Variation in data is not simply an annoyance — the variation itself can hold important information. An important role of statistics is to display and describe this variation in ways that highlight the information in it.

Yam growth data

The table below shows the growth (cm) of the main stalks of 20 yam plants over a period of seven days.

Growth of yam plants (cm)
10.1 9.2 11.9 6.3 7.4
5.4 9.3 11.1 7.2 6.8
9.1 10.9 10.1 7.4 9.2
9.5 6.0 5.3 8.9 10.4

What can you see?

There is clearly variability between yam plants and a quick scan shows that all values are between 5 and 12 cm. But what else can be easily learned from the table?

Sorting the data can help

It is not easy to obtain further useful information from a table of raw data. Different displays of the data may however highlight meaningful patterns.
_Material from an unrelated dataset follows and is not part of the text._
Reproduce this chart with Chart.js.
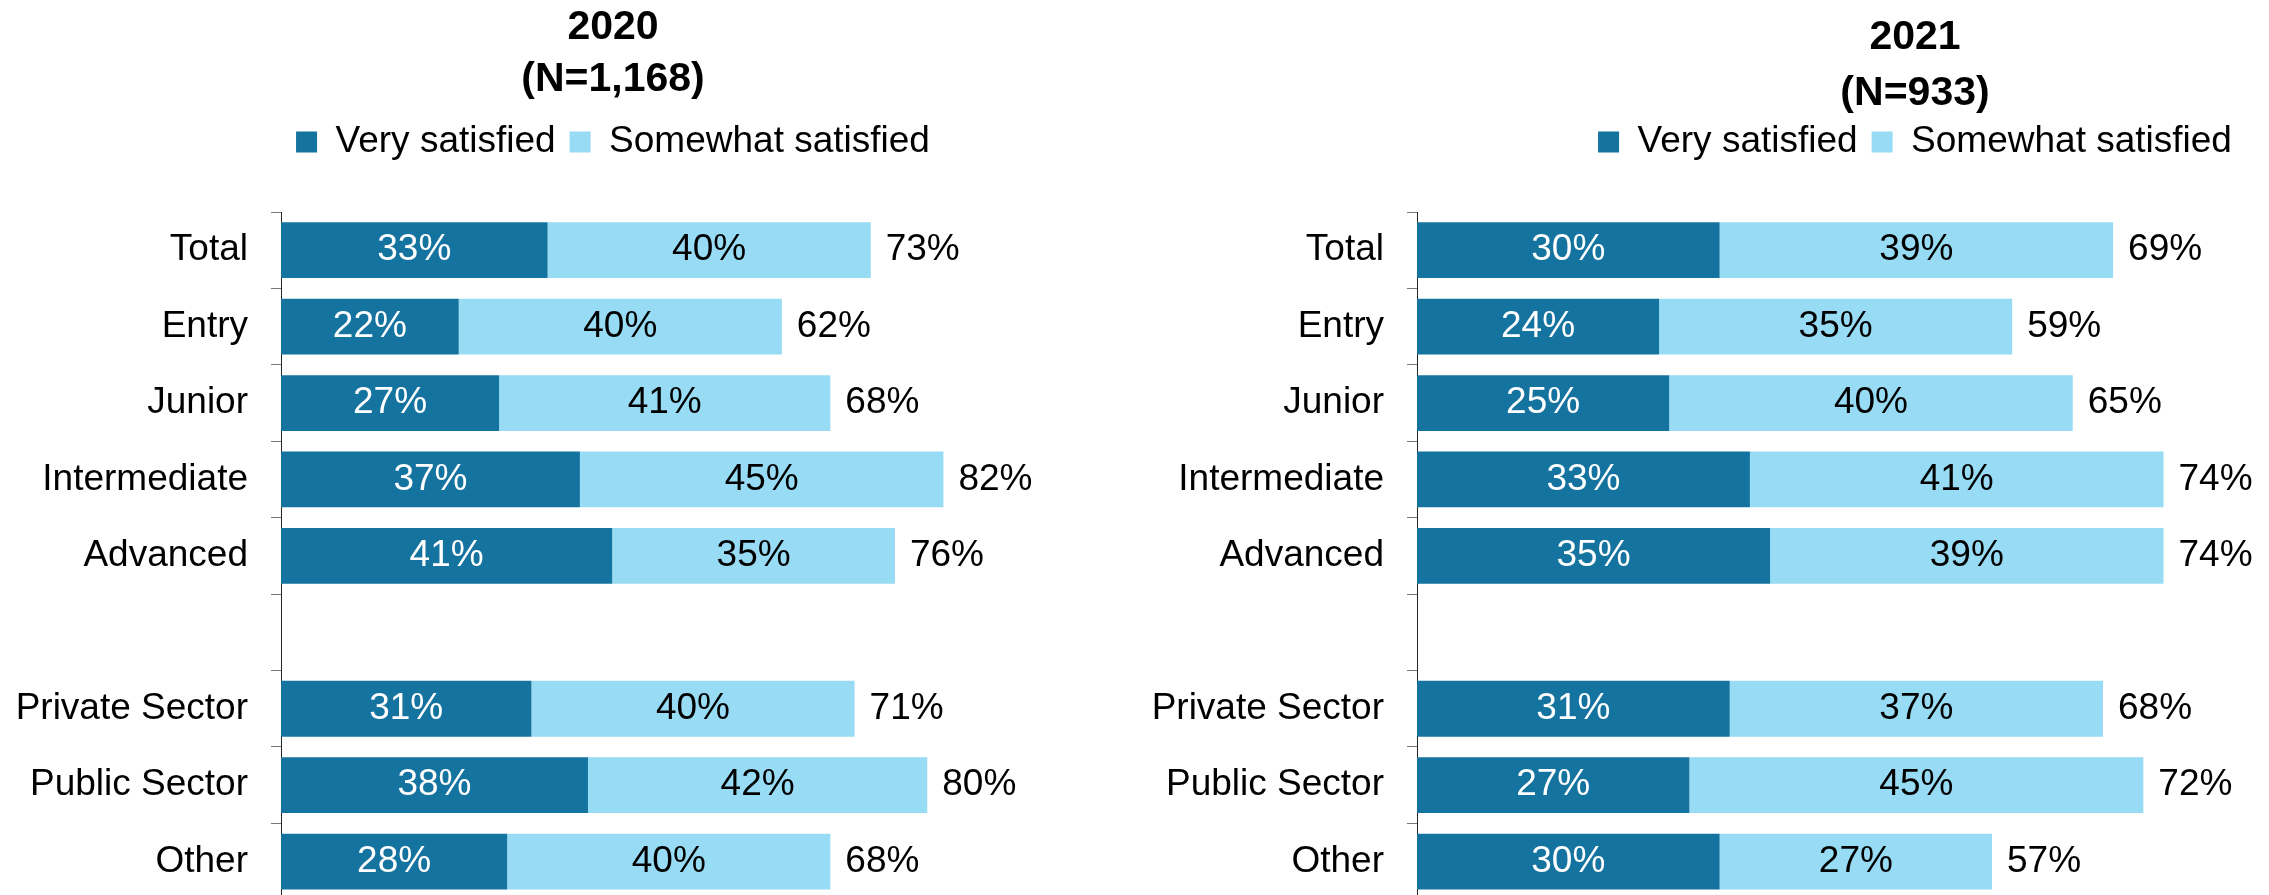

Graphical displays are usually most effective, but even sorting the data into order gives some insight into the values.

The list below again shows the yam growth data. Firstly, examine the unordered list of values. It is difficult to see any unusual features in the raw data.

Drag the slider to the right to sort the data into increasing order, then look for features in the sorted list of values.

Perhaps the two clusters correspond to different varieties of yam? Or yams grown in different types of soil? This analysis suggests further investigation by the researcher.